Les raisons du choix de l’école dans la reconstruction d’un lien social s’expliquent par son rôle d’évacuer dans l’esprit des apprenants les identités culturelle, régionale ou ethnique pour un meilleur vivre-ensemble tant souhaité par tous. « Lorsqu’on veut détruire un pays, il ne faut pas gaspiller inutilement les munitions mais donner à sa jeunesse une mauvaise éducation pendant un quart de siècle et vous aurez des mauvaises élites qui vont vous détruire le pays comme vous souhaitez » disait un penseur contemporain. Inversement, il faut donner une bonne éducation tournée vers le vivre-ensemble à la jeunesse pendant un quart de siècle et vous aurez des élites consciencieuses de la paix et de l’unité et un pays prospère où règnent l’amour, l’estime de soi et de son prochain.
Face à une fracture sociale, la cohabitation, la solidarité et la coopération au sein de la population font place à la méfiance, à la réticence, à l’exclusion et au rejet. C’est pourquoi, la planification de tout projet de reconstruction sociale dans ce contexte apparaît comme une lourde tâche lorsqu’on a la volonté de lutter contre des vieilles rancœurs, frustrations et peurs afin de créer la confiance, socle de tout rapprochement interindividuel.
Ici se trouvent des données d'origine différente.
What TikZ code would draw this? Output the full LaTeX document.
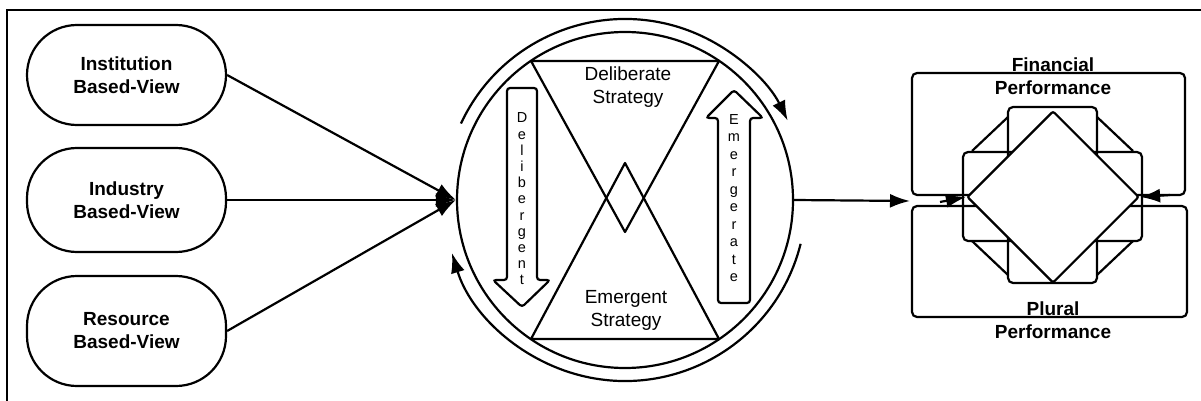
\documentclass[tikz,border=0pt]{standalone}
\usepackage{fontspec}
\setmainfont{Liberation Sans}
\usetikzlibrary{arrows.meta,calc,shapes.geometric}
\begin{document}
\begin{tikzpicture}[x=1pt,y=-1pt,line width=2.2pt,
  pill/.style={draw,rectangle,rounded corners=50pt,minimum width=199pt,align=center,
    font=\fontsize{19}{23}\selectfont\bfseries},
  lbl/.style={align=center,font=\fontsize{19}{23}\selectfont},
  blbl/.style={align=center,font=\fontsize{19}{23}\selectfont\bfseries},
  vtext/.style={align=center,font=\fontsize{14.5}{16.2}\selectfont,inner sep=0pt},
  arr/.style={-{Latex[length=20pt,width=14pt]}},
  rbox/.style={rounded corners=5pt}]
\useasboundingbox (0,0) rectangle (1201,401);
% frame
\draw (7,410) -- (7,10) -- (1210,10);
% left pills
\node[pill,minimum height=100pt] (inst) at (126.5,75) {Institution\\Based-View};
\node[pill,minimum height=104pt] (ind) at (126.5,200) {Industry\\Based-View};
\node[pill,minimum height=110pt] (res) at (126.5,331) {Resource\\Based-View};
% circle
\node[draw,circle,minimum size=336pt,inner sep=0pt] (circ) at (625,200) {};
\draw[arr] (inst.east) -- (circ.west);
\draw[arr] (ind.east) -- (circ.west);
\draw[arr] (res.east) -- (circ.west);
% outer arcs
\draw[arr] ($(circ.center)+(205:181)$) arc[start angle=205,end angle=334,radius=181];
\draw[arr] ($(circ.center)+(14:181)$) arc[start angle=14,end angle=163,radius=181];
% hourglass
\draw[line join=round] (531,61) -- (719,61) -- (625,232) -- cycle;
\draw[line join=round] (531,339) -- (719,339) -- (625,163) -- cycle;
\node[lbl] (delib) at (628,87) {Deliberate\\Strategy};
\node[lbl] (emer) at (626,310) {Emergent\\Strategy};
% down arrow
\draw[rounded corners=3pt] (507,88) -- (537,88) -- (537,280) -- (550,280) -- (522,307) -- (493,280) -- (507,280) -- cycle;
\node[vtext] (dgt) at (522,199) {D\\e\\l\\i\\b\\e\\r\\g\\e\\n\\t};
% up arrow
\draw[rounded corners=3pt] (718,303) -- (750,303) -- (750,118) -- (763,118) -- (734,90) -- (706,118) -- (718,118) -- cycle;
\node[vtext,font=\fontsize{14.5}{17.5}\selectfont] (egr) at (734,198) {E\\m\\e\\r\\g\\e\\r\\a\\t\\e};
% right section
\draw[rbox] (912,73) rectangle (1185,195);
\draw[rbox] (912,206) rectangle (1187,317);
\draw[rbox] (1008,107) rectangle (1097,283);
\draw[rbox] (963,152) rectangle (1142,241);
\draw (1008,117) -- (972,151);
\draw (1097,117) -- (1133,151);
\draw (972,241) -- (1008,275);
\draw (1133,241) -- (1097,275);
\node[draw,fill=white,diamond,inner sep=0pt,minimum size=172pt,rounded corners=2pt] (dia) at (1053,197) {};
\coordinate (rin) at (910,201);
\draw[arr] (circ.east) -- (rin);
\coordinate (la) at (940,202);
\coordinate (ra) at (1170,195);
\draw[arr] (la) -- (dia.west);
\draw[arr] (ra) -- (dia.east);
\node[blbl] (fin) at (1053,76) {Financial\\Performance};
\node[blbl] (plu) at (1053,320) {Plural\\Performance};
\end{tikzpicture}
\end{document}
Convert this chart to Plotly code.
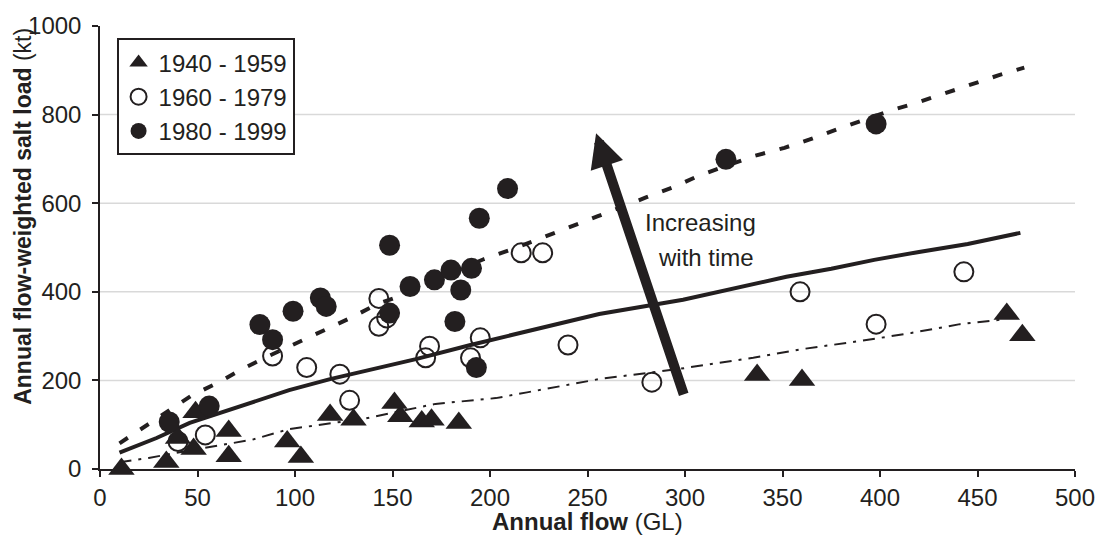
import plotly.graph_objects as go

# ---------------- data ----------------
x_ticks = [0, 50, 100, 150, 200, 250, 300, 350, 400, 450, 500]
y_ticks = [0, 200, 400, 600, 800, 1000]

legend_labels = ["1940 - 1959", "1960 - 1979", "1980 - 1999"]

# 1940 - 1959 (filled triangles)
flow_4059 = [11, 34, 40, 48, 49, 66, 66, 96, 103, 118, 130, 151, 154, 165, 170, 184, 337, 360, 465, 473]
load_4059 = [0, 16, 70, 45, 128, 86, 29, 62, 27, 122, 111, 149, 119, 107, 111, 104, 212, 201, 350, 302]

# 1960 - 1979 (open circles)
flow_6079 = [40, 54, 88.5, 106, 123, 128, 143, 143, 147, 167, 169, 190, 195, 216, 227, 240, 283, 359, 398, 443]
load_6079 = [62, 77, 255, 229, 214, 155, 385, 322, 341, 251, 277, 251, 296, 488, 488, 280, 196, 400, 327, 445]

# 1980 - 1999 (filled circles)
flow_8099 = [35.5, 56, 82, 88.5, 99, 113, 116, 148.5, 148.5, 159, 171.5, 180, 190.5, 185, 182, 194.5, 209, 193, 321, 398]
load_8099 = [106, 142, 326, 292, 356, 386, 367, 505, 352, 412, 427, 449, 453, 404, 333, 566, 633, 229, 699, 779]

# fitted relationship, whole record (solid)
fit_all_x = [10, 29, 46, 63, 80, 97, 118, 140, 162, 190, 220, 256, 299, 325, 352, 375, 397, 420, 445, 472]
fit_all_y = [37, 70, 104, 129, 155, 178, 203, 225, 248, 280, 311, 350, 382, 408, 434, 452, 472, 490, 508, 533]

# fitted relationship 1980-1999 (dashed)
fit_8099_x = [10, 24, 35, 47, 61, 73, 87, 101, 115, 129, 142, 155, 175, 197, 212, 235, 255, 280, 294, 307,
              335, 351, 364, 378, 406, 419, 434, 447, 461, 474]
fit_8099_y = [58, 99, 133, 166, 196, 226, 256, 285, 313, 342, 372, 392, 433, 474, 497, 535, 570, 613, 636, 662,
              706, 725, 744, 767, 810, 827, 849, 870, 889, 906]

# fitted relationship 1940-1959 (dash-dot)
fit_4059_x = [10, 25, 50, 78, 97, 136, 172, 203, 219, 256, 297, 335, 359, 390, 416, 441, 462]
fit_4059_y = [15, 25, 45, 66, 90, 114, 147, 160, 173, 203, 226, 251, 270, 289, 307, 327, 337]

# arrow annotation (tail -> head) and its label
arrow_tail = (299.6, 165)
arrow_head = (254.4, 758)
label_lines = ["Increasing", "with time"]
label_pos = [(308, 557), (311, 478)]

# ---------------- style ----------------
INK = "#231f20"
GRID = "#d9d9d9"
FONT = "Liberation Sans, Arial, sans-serif"

fig = go.Figure()

fig.add_trace(go.Scatter(x=fit_4059_x, y=fit_4059_y, mode="lines", showlegend=False,
                         line=dict(color=INK, width=2, dash="12px,7px,3px,7px"), hoverinfo="skip"))
fig.add_trace(go.Scatter(x=fit_all_x, y=fit_all_y, mode="lines", showlegend=False,
                         line=dict(color=INK, width=4), hoverinfo="skip"))
fig.add_trace(go.Scatter(x=fit_8099_x, y=fit_8099_y, mode="lines", showlegend=False,
                         line=dict(color=INK, width=4, dash="10px,15px"), hoverinfo="skip"))

fig.add_trace(go.Scatter(x=flow_6079, y=load_6079, mode="markers", name=legend_labels[1], legendrank=2,
                         cliponaxis=False,
                         marker=dict(symbol="circle-open", size=19, color=INK, line=dict(width=2, color=INK))))
fig.add_trace(go.Scatter(x=flow_4059, y=load_4059, mode="markers", name=legend_labels[0], legendrank=1,
                         cliponaxis=False,
                         marker=dict(symbol="triangle-up", size=23, color=INK, line=dict(width=0))))
fig.add_trace(go.Scatter(x=flow_8099, y=load_8099, mode="markers", name=legend_labels[2], legendrank=3,
                         cliponaxis=False,
                         marker=dict(symbol="circle", size=21, color=INK, line=dict(width=0))))

for v in y_ticks[1:-1]:
    fig.add_hline(y=v, line=dict(color=GRID, width=1.5), layer="below")

annotations = [
    dict(x=arrow_head[0], y=arrow_head[1], ax=arrow_tail[0], ay=arrow_tail[1],
         xref="x", yref="y", axref="x", ayref="y", text="", showarrow=True,
         arrowhead=2, arrowwidth=10, arrowsize=0.68, arrowcolor=INK, standoff=0),
    dict(x=0.5, y=-0.1186, xref="paper", yref="paper", xanchor="center", yanchor="middle",
         showarrow=False, text="<b>Annual flow</b> (GL)", font=dict(size=24, color=INK, family=FONT)),
    dict(x=-0.0797, y=1.0, xref="paper", yref="paper", xanchor="center", yanchor="top",
         textangle=-90, showarrow=False, text="<b>Annual flow-weighted salt load</b> (kt)",
         font=dict(size=23, color=INK, family=FONT)),
]
for t, (lx, ly) in zip(label_lines, label_pos):
    annotations.append(dict(x=lx, y=ly, xref="x", yref="y", text=t, showarrow=False,
                            xanchor="center", yanchor="middle",
                            font=dict(size=24, color=INK, family=FONT)))

fig.update_layout(
    width=1107, height=541, autosize=False,
    margin=dict(l=100, r=28, t=22, b=72, pad=0),
    paper_bgcolor="white", plot_bgcolor="white",
    font=dict(family=FONT, size=24, color=INK),
    showlegend=True,
    legend=dict(x=0.017, y=0.972, xanchor="left", yanchor="top",
                bgcolor="white", bordercolor=INK, borderwidth=2,
                font=dict(size=24, color=INK, family=FONT), traceorder="normal"),
    annotations=annotations,
    xaxis=dict(range=[0, 500], tickvals=x_ticks, ticks="outside", ticklen=6, tickwidth=1.5,
               tickcolor=INK, showline=True, linecolor=INK, linewidth=1.5, showgrid=False,
               zeroline=False, tickfont=dict(size=24, color=INK, family=FONT)),
    yaxis=dict(range=[0, 1000], tickvals=y_ticks, ticks="outside", ticklen=6, tickwidth=1.5,
               tickcolor=INK, showline=True, linecolor=INK, linewidth=1.5, showgrid=False,
               zeroline=False, ticklabelstandoff=6, tickfont=dict(size=24, color=INK, family=FONT)),
)

fig.write_html("out.html", config={"displayModeBar": False},
               post_script="document.body.style.margin='0';")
Pour y arriver, il faut un lieu où la diversité, la divergence, la différence, la frustration et la colère des belligérants se rencontrent pour faire germer un consensus par des négociations et concessions afin de relancer et refonder selon le cas, les bases d’un « vouloir-vivre-ensemble sans lesquelles il n’y a ni groupe, ni solidarité » Echu, P-J. (2014). Or, pour la réalisation de la volonté d’un « vivre-ensemble » toutes les institutions, en particulier l’école, doivent être mobilisées compte tenu du nombre important des apprenants juvéniles, et de leur capacité d’influencer la société.
Confirmer l’apaisement par l’éducation
Si hier, l’arbre à palabres a été cet endroit pour l’africain en général et pour réconcilier les tchadiens en particulier, aujourd’hui l’école semble être la mieux indiquée pour jouer ce rôle. Elle est un lieu d’acceptation mutuelle, une sorte de négociation anticipée pour contenir la diversité (Abdallah-Pretceille, M.). Son mandat de socialisation et son rôle de normalisation des conduites et des rapports sociaux font d’elle le lieu révélateur de la résolution des conflits sociaux. Elle s’aperçoit alors comme la structure régénératrice du vrai vivre-ensemble au Tchad. En vertu de cette mission de socialisation, il est opportun de retenir que particulièrement l’école a une part dans l’apprentissage du vivre-ensemble, d’une lutte contre l’exclusion et la discrimination, la formation aux valeurs qui fondent la démocratie, l’éducation aux droits de l’Homme et aux responsabilités du citoyen, la construction et la transmission d’une culture commune nécessaire à l’établissement d’un espace démocratique. Une mission toujours valable et nécessaire dans les situations de crises semblables que nous traversons où les erreurs du passé peuvent être évitées par la refonte des programmes, des méthodes et des manuels scolaires, avec la suppression des parties divisionnistes pour augmenter la dotation en capital humain et social. Or, la dotation en capital humain et social est essentielle dans le maintien et l’entretien des rapports fraternels et amicaux dans lesquels, les différences (sexuelle, ethnique, religieuse, culturelle…) sont plus ou moins négligées et totalement bannies.
Dans une société multiethnique, pluriculturelle, en contexte de prémices aux conflits, les pensées et les idées véhiculées par les liens fraternels et amicaux doivent s’assoir sur un modèle culturel commun qui prône des valeurs allant dans le sens de la réconciliation nationale, afin que la mobilisation spatiale de celles-ci ait un impact sur ceux qui les agrandissent par leur adhésion au lien (Echu, P-J.2003). La transcendance des particularismes identitaires par l’enchevêtrement des relations interethniques donnera lieu incontestablement à des ceintures d’alliances qui vont structurer transversalement le territoire tchadien en rapprochant des tribus, des ethnies mêmes lointaines : voilà le rôle que doit jouer l’école tchadienne post Dialogue National Inclusif et Souverain (DNIS).